Sunday, September 09, 2007

Marine Cpl. Jacob Schick gave his all in Iraq.

Marine Cpl. Jacob Schick gave his all in Iraq. But when the Gretna man came home -- minus a leg and with his arm in shreds -- he found a veterans' health-care system that didn't return that commitment
Sunday, September 09, 2007
By Bill Walsh

The bomb that tore through the floor of his Humvee in the fall of 2004 shredded his legs and left arm. Forty-six surgeries later, Schick is an amputee still learning to cope with physical limitations that as a star high school athlete he never dreamed he would face.

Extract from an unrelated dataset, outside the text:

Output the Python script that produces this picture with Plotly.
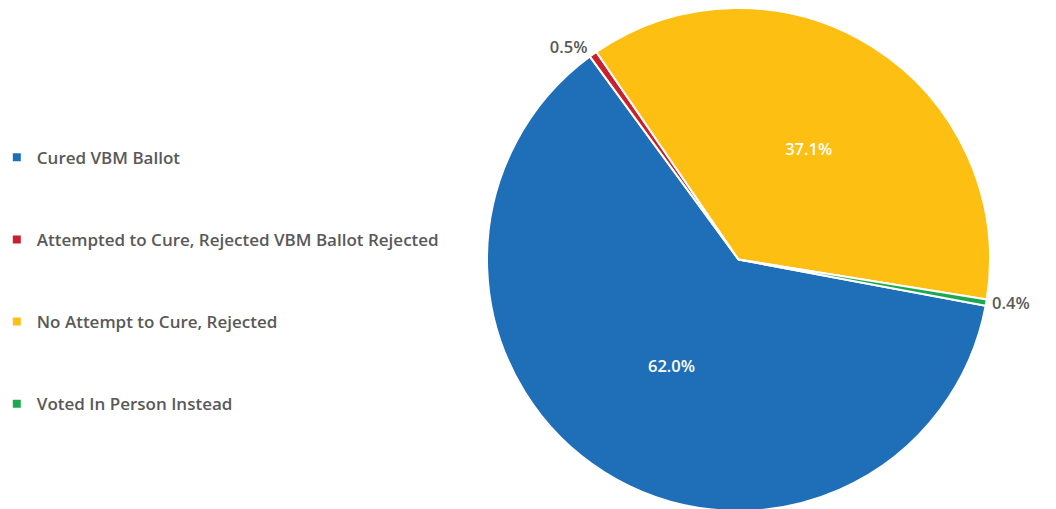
import plotly.graph_objects as go

labels = ["Cured VBM Ballot",
          "Attempted to Cure, Rejected VBM Ballot Rejected",
          "No Attempt to Cure, Rejected",
          "Voted In Person Instead"]
values = [62.0, 0.5, 37.1, 0.4]
colors = ["#1F6FB8", "#C8202F", "#FCBF12", "#1BA84E"]
text_pos = ["inside", "outside", "inside", "outside"]

FONT = "Open Sans"
GRAY = "#595959"

fig = go.Figure()
fig.add_trace(go.Pie(
    labels=labels, values=values, sort=False, direction="clockwise",
    rotation=100.6,
    marker=dict(colors=colors, line=dict(color="white", width=2)),
    textposition=text_pos,
    texttemplate="%{percent:.1%}",
    insidetextfont=dict(color="white", family=FONT, size=16.5, weight=600),
    outsidetextfont=dict(color=GRAY, family=FONT, size=16.5, weight=600),
    showlegend=False, hoverinfo="label+percent",
    domain=dict(x=[0.4536, 0.9299], y=[0.0118, 1.0]),
))

for lab, col in zip(labels, colors):
    fig.add_trace(go.Scatter(
        x=[None], y=[None], mode="markers", name=lab, legendgroup=lab,
        marker=dict(symbol="square", size=8, color=col),
    ))

fig.update_layout(
    width=1056, height=509,
    margin=dict(l=0, r=0, t=0, b=0, autoexpand=False),
    paper_bgcolor="white", plot_bgcolor="white",
    xaxis=dict(visible=False), yaxis=dict(visible=False),
    legend=dict(x=-0.0106, y=0.464, xanchor="left", yanchor="middle",
                tracegroupgap=57,
                font=dict(family=FONT, size=17, color=GRAY, weight=600)),
    font=dict(family=FONT),
)

fig.write_html("out.html")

Perhaps just as daunting has been learning to navigate the veterans' health care system, which he says demeans the sacrifice of all veterans.

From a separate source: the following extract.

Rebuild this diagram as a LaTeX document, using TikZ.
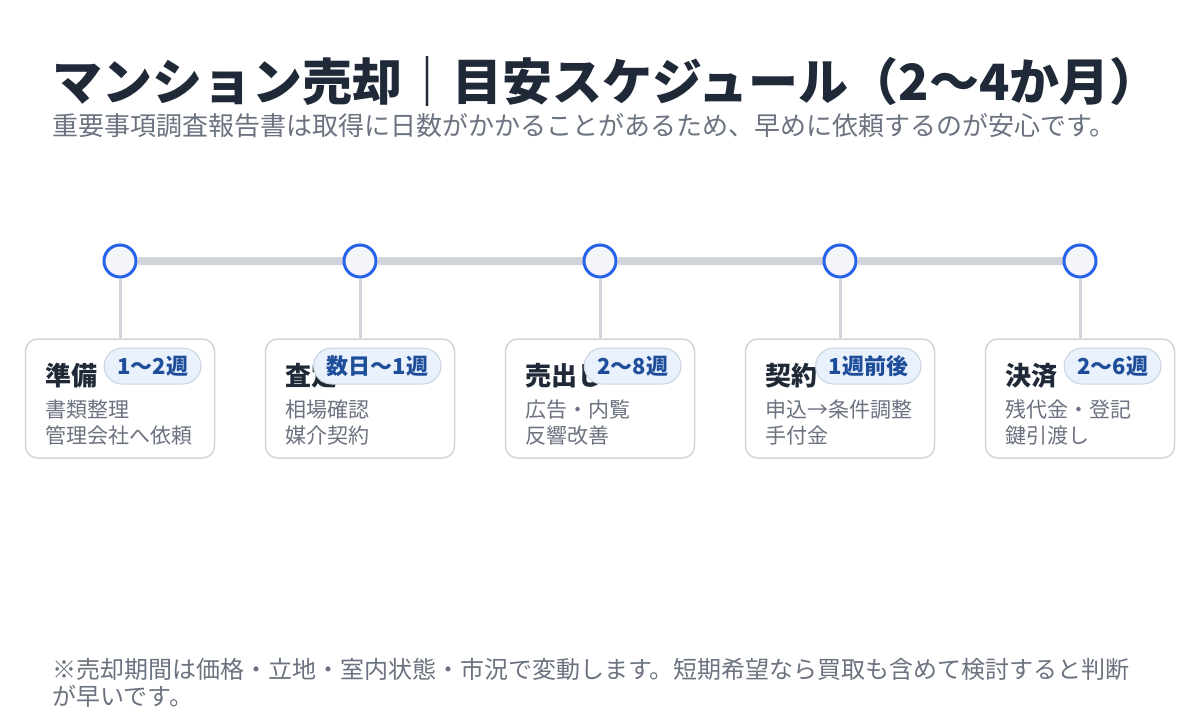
\documentclass[tikz,border=0pt]{standalone}
\usepackage{fontspec}
\setmainfont{Noto Sans CJK JP}
\usepackage{tikz}
\usetikzlibrary{positioning}
\usetikzlibrary{backgrounds}
\definecolor{ink}{HTML}{1F2937}
\definecolor{muted}{HTML}{6B7280}
\definecolor{rail}{HTML}{D1D5DB}
\definecolor{accent}{HTML}{2563EB}
\definecolor{dotfill}{HTML}{F3F5F9}
\definecolor{badgefill}{HTML}{E8F1FC}
\definecolor{badgeline}{HTML}{C9D3E1}
\definecolor{badgetext}{HTML}{1E4E9A}

\begin{document}
\begin{tikzpicture}[x=1pt,y=-1pt,
	dot/.style={circle,draw=accent,line width=3pt,fill=dotfill,minimum size=32pt,inner sep=0pt},
	card/.style={draw=rail,line width=1.5pt,rounded corners=12pt,fill=white,minimum width=189pt,minimum height=119pt},
	cardtitle/.style={inner sep=0pt,text=ink,font=\fontsize{26}{26}\selectfont\bfseries},
	badge/.style={draw=badgeline,line width=1pt,fill=badgefill,rounded corners=18pt,minimum height=36pt,inner xsep=13pt,inner ysep=0pt,text=badgetext,font=\fontsize{22}{22}\selectfont\bfseries},
	desc/.style={inner sep=0pt,text=muted,font=\fontsize{21}{21}\selectfont},
	note/.style={inner sep=0pt,text=muted,font=\fontsize{24}{24}\selectfont},
	spine/.style={draw=rail,line width=8pt},
	stem/.style={draw=rail,line width=3pt}]
	\useasboundingbox (0,0) rectangle (1200,720);
	\node[anchor=base west,inner sep=0pt,text=ink,font=\fontsize{50}{50}\selectfont\bfseries] (title) at (52,100) {マンション売却｜目安スケジュール（2〜4か月）};
	\node[anchor=base west,inner sep=0pt,text=muted,font=\fontsize{26}{26}\selectfont] (subtitle) at (52,135) {重要事項調査報告書は取得に日数がかかることがあるため、早めに依頼するのが安心です。};
	\foreach \i/\x/\ttl/\bdg/\la/\lb in {1/120/準備/1〜2週/書類整理/管理会社へ依頼,2/360/査定/数日〜1週/相場確認/媒介契約,3/600/売出し/2〜8週/広告・内覧/反響改善,4/840/契約/1週前後/申込→条件調整/手付金,5/1080/決済/2〜6週/残代金・登記/鍵引渡し} {
		\node[dot] (dot\i) at (\x,261) {};
		\node[card] (card\i) at (\x,398.5) {};
		\node[cardtitle,anchor=base west] (ttl\i) at (\x-75,385) {\ttl};
		\node[badge,anchor=east] (bdg\i) at (\x+81.5,366) {\bdg};
		\node[desc,anchor=base west] (la\i) at (\x-75,417) {\la};
		\node[desc,anchor=base west] (lb\i) at (\x-75,443) {\lb};
	}
	\begin{scope}[on background layer]
		\fill[white] (0,0) rectangle (1200,720);
		\foreach \i [count=\j from 2] in {1,...,4}
			\draw[spine] (dot\i) -- (dot\j);
		\foreach \i in {1,...,5}
			\draw[stem] (dot\i) -- (card\i);
	\end{scope}
	\node[note,anchor=base west] (note1) at (52,678) {※売却期間は価格・立地・室内状態・市況で変動します。短期希望なら買取も含めて検討すると判断};
	\node[note,anchor=base west] (note2) at (52,705) {が早いです。};
\end{tikzpicture}
\end{document}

"When you have to deal with the VA (Veterans Affairs) or TRICARE (the federal health insurance program), you feel beaten down," Schick said. "You are a number, and you feel like a number. It's a total, total beat-down."

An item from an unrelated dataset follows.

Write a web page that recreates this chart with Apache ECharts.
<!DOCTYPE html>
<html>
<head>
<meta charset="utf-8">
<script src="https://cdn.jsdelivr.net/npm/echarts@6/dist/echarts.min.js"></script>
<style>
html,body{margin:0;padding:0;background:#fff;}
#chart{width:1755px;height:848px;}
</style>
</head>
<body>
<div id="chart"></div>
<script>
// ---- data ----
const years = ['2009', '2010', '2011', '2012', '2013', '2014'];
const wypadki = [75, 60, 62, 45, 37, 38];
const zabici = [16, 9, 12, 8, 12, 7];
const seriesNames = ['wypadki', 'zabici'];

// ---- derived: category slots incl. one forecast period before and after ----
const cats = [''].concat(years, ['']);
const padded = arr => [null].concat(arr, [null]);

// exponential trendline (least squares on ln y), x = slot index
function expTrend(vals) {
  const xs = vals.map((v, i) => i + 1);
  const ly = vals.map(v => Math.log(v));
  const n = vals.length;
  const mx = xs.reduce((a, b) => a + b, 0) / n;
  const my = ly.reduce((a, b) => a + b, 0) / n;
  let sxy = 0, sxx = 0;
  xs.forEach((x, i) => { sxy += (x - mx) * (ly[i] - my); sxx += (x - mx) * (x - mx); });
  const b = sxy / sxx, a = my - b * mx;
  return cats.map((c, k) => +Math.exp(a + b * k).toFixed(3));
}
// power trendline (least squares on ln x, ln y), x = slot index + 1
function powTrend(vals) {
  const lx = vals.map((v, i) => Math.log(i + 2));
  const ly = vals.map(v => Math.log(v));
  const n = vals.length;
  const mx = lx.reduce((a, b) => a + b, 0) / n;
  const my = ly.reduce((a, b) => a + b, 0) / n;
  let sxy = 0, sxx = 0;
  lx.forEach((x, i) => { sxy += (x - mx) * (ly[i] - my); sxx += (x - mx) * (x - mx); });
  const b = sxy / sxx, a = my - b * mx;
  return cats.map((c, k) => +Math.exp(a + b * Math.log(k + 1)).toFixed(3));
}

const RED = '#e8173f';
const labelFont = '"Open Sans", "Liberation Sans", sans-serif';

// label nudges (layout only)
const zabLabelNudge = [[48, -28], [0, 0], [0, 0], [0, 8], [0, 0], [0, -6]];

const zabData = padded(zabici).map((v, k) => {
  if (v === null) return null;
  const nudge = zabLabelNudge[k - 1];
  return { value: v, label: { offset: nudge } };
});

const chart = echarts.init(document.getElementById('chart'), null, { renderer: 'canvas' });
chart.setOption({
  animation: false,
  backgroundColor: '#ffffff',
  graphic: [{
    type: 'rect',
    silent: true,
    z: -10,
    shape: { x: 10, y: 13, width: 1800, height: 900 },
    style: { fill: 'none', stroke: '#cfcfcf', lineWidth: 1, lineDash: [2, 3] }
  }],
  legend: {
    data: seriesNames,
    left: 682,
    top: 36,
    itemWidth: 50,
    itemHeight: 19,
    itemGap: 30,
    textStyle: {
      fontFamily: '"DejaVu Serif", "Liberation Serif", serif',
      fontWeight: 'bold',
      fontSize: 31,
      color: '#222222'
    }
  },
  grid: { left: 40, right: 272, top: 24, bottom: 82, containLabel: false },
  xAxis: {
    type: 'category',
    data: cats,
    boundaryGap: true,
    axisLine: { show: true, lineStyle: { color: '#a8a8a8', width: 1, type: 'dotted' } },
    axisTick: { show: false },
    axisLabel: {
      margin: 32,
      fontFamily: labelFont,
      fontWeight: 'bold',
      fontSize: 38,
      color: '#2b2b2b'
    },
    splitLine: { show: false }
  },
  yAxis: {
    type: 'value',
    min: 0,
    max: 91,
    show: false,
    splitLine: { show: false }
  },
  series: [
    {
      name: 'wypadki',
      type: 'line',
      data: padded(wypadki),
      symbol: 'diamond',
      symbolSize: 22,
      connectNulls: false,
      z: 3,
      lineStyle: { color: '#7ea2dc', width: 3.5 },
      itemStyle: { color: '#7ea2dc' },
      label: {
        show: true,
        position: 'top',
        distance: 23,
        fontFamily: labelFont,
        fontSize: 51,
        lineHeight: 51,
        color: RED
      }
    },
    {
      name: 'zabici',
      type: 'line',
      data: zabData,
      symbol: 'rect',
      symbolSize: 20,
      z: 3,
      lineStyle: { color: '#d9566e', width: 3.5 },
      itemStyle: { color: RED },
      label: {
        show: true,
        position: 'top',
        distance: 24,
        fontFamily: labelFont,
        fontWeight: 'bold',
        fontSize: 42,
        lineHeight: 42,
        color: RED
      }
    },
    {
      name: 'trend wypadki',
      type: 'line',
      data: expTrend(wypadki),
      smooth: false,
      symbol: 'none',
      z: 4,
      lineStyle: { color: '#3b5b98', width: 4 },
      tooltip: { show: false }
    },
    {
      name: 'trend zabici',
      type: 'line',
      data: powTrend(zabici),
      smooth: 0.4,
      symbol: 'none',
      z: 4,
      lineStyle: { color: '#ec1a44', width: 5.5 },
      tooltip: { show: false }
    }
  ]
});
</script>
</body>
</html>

Schick, 25, who grew up in Texas and Louisiana and now lives in Gretna, is one of the 10 injured veterans featured in an HBO film, "Alive Day Memories: Home from Iraq," that airs tonight. The title of the documentary, produced by "Sopranos" star James Gandolfini, refers to the date that the injured narrowly escape death and realize that they are still alive.